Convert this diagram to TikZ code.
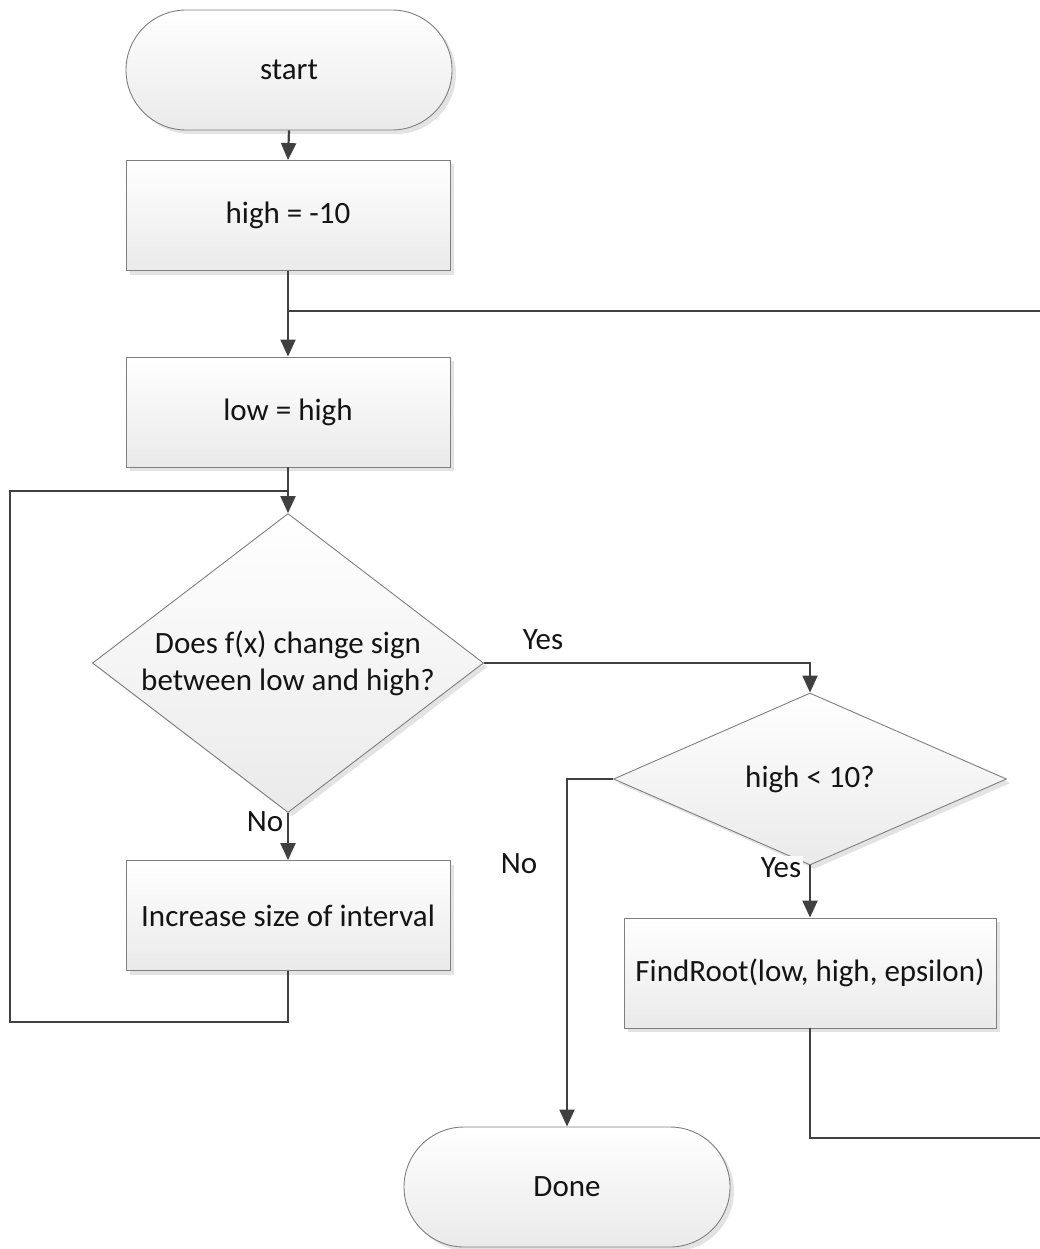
\documentclass[tikz,border=0pt]{standalone}
\usepackage{fontspec}
\setmainfont{Carlito}
\usetikzlibrary{shapes.geometric,shapes.misc,shadows,arrows.meta}
\definecolor{linec}{HTML}{404040}
\definecolor{edgec}{HTML}{7F7F7F}
\definecolor{fillb}{HTML}{EAEAEA}
\begin{document}
\begin{tikzpicture}[x=1pt,y=-1pt,
  every node/.style={font=\fontsize{31}{37}\selectfont, text=black!92},
  shapebase/.style={draw=edgec, line width=0.9pt, shading=axis, top color=white, bottom color=fillb,
    drop shadow={shadow xshift=4pt, shadow yshift=-4pt, fill=black, opacity=0.11}},
  terminal/.style={shapebase, rounded rectangle, minimum width=326pt, minimum height=120pt, inner sep=0pt},
  procbox/.style={shapebase, rectangle, minimum width=324pt, minimum height=110pt, inner sep=0pt},
  decision/.style={shapebase, diamond, inner sep=0pt, align=center},
  conn/.style={draw=linec, line width=2.2pt},
  arr/.style={conn, -{Triangle[width=15pt,length=17pt]}},
  lbl/.style={fill=white, inner sep=1.5pt}
]
\useasboundingbox (0,0) rectangle (1040,1249);

% nodes
\node[terminal] (start) at (289,70) {start};
\node[procbox] (high1) at (288,215.5) {high = -10};
\node[procbox] (low) at (288,412) {low = high};
\node[decision, aspect=1.308, minimum width=391pt, minimum height=299pt] (d1) at (288,663) {Does f(x) change sign\\between low and high?};
\node[procbox] (inc) at (288,915.5) {Increase size of interval};
\node[decision, aspect=2.28, minimum width=393pt, minimum height=172pt] (d2) at (810,779) {high < 10?};
\node[procbox, minimum width=372pt] (find) at (810,973) {FindRoot(low, high, epsilon)};
\node[terminal] (done) at (567,1187) {Done};

% junction / bend coordinates
\coordinate (j1) at (288,311);
\coordinate (j2) at (288,491);
\coordinate (r1) at (810,1138);
\coordinate (r2) at (1043,1138);
\coordinate (r3) at (1043,311);
\coordinate (l1) at (288,1022);
\coordinate (l2) at (10,1022);
\coordinate (l3) at (10,491);

% connectors
\draw[arr] (start.south) -- (high1.north);
\draw[arr] (high1.south) -- (low.north);
\draw[arr] (low.south) -- (d1.north);
\draw[arr] (d1.south) -- (inc.north);
\draw[conn] (inc.south) -- (l1) -- (l2) -- (l3) -- (j2);
\draw[arr] (d1.east) -| (d2.north);
\draw[arr] (d2.south) -- (find.north);
\draw[arr] (d2.west) -| (done.north);
\draw[conn] (find.south) -- (r1) -- (r2) -- (r3) -- (j1);

% labels
\node[lbl] (lno1) at (265,822) {No};
\node[lbl] (lyes1) at (543,640) {Yes};
\node[lbl] (lyes2) at (781,868) {Yes};
\node[lbl] (lno2) at (519,864) {No};
\end{tikzpicture}
\end{document}
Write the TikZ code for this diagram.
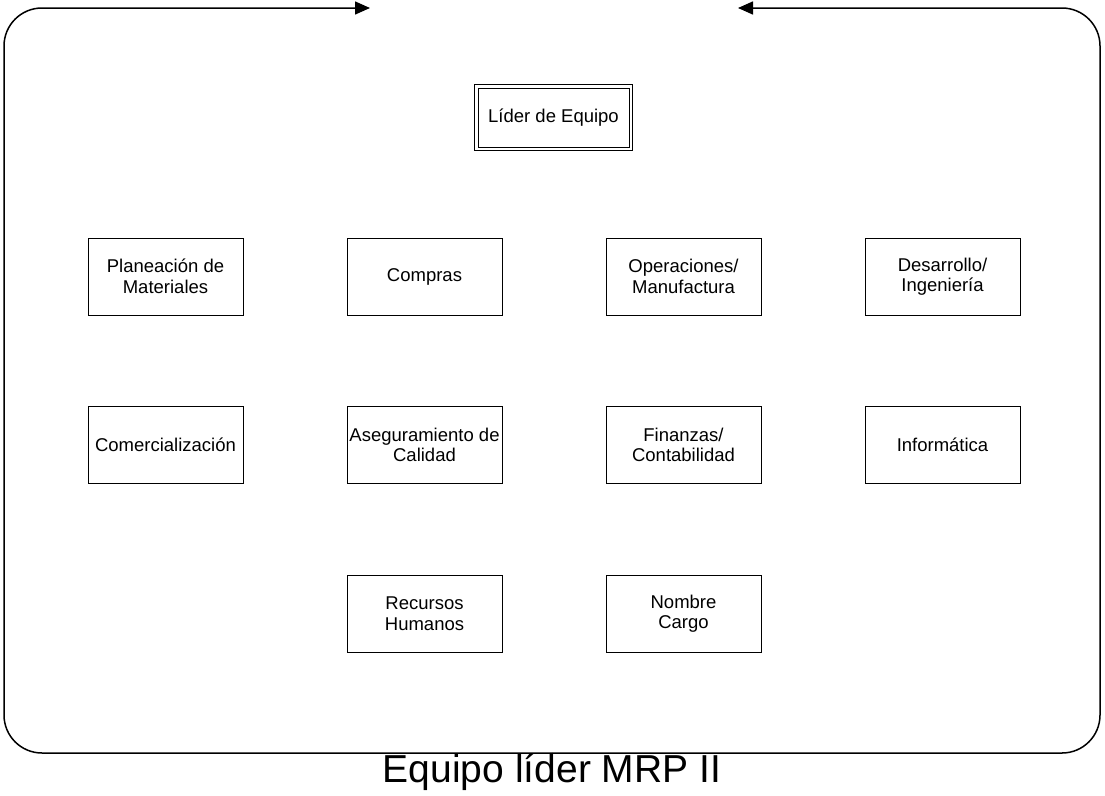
§ §
▸ Aim:
Copy the whole listing above word for word but do not carry over the pictures.

▸ Task result:
Convert this diagram to TikZ code.
\documentclass[tikz,border=0pt]{standalone}
\usepackage{fontspec}
\setmainfont{Carlito}
\usetikzlibrary{shapes.geometric,shapes.misc,shadows,arrows.meta}
\definecolor{linec}{HTML}{404040}
\definecolor{edgec}{HTML}{7F7F7F}
\definecolor{fillb}{HTML}{EAEAEA}
\begin{document}
\begin{tikzpicture}[x=1pt,y=-1pt,
  every node/.style={font=\fontsize{31}{37}\selectfont, text=black!92},
  shapebase/.style={draw=edgec, line width=0.9pt, shading=axis, top color=white, bottom color=fillb,
    drop shadow={shadow xshift=4pt, shadow yshift=-4pt, fill=black, opacity=0.11}},
  terminal/.style={shapebase, rounded rectangle, minimum width=326pt, minimum height=120pt, inner sep=0pt},
  procbox/.style={shapebase, rectangle, minimum width=324pt, minimum height=110pt, inner sep=0pt},
  decision/.style={shapebase, diamond, inner sep=0pt, align=center},
  conn/.style={draw=linec, line width=2.2pt},
  arr/.style={conn, -{Triangle[width=15pt,length=17pt]}},
  lbl/.style={fill=white, inner sep=1.5pt}
]
\useasboundingbox (0,0) rectangle (1040,1249);

% nodes
\node[terminal] (start) at (289,70) {start};
\node[procbox] (high1) at (288,215.5) {high = -10};
\node[procbox] (low) at (288,412) {low = high};
\node[decision, aspect=1.308, minimum width=391pt, minimum height=299pt] (d1) at (288,663) {Does f(x) change sign\\between low and high?};
\node[procbox] (inc) at (288,915.5) {Increase size of interval};
\node[decision, aspect=2.28, minimum width=393pt, minimum height=172pt] (d2) at (810,779) {high < 10?};
\node[procbox, minimum width=372pt] (find) at (810,973) {FindRoot(low, high, epsilon)};
\node[terminal] (done) at (567,1187) {Done};

% junction / bend coordinates
\coordinate (j1) at (288,311);
\coordinate (j2) at (288,491);
\coordinate (r1) at (810,1138);
\coordinate (r2) at (1043,1138);
\coordinate (r3) at (1043,311);
\coordinate (l1) at (288,1022);
\coordinate (l2) at (10,1022);
\coordinate (l3) at (10,491);

% connectors
\draw[arr] (start.south) -- (high1.north);
\draw[arr] (high1.south) -- (low.north);
\draw[arr] (low.south) -- (d1.north);
\draw[arr] (d1.south) -- (inc.north);
\draw[conn] (inc.south) -- (l1) -- (l2) -- (l3) -- (j2);
\draw[arr] (d1.east) -| (d2.north);
\draw[arr] (d2.south) -- (find.north);
\draw[arr] (d2.west) -| (done.north);
\draw[conn] (find.south) -- (r1) -- (r2) -- (r3) -- (j1);

% labels
\node[lbl] (lno1) at (265,822) {No};
\node[lbl] (lyes1) at (543,640) {Yes};
\node[lbl] (lyes2) at (781,868) {Yes};
\node[lbl] (lno2) at (519,864) {No};
\end{tikzpicture}
\end{document}
Write the TikZ code for this diagram.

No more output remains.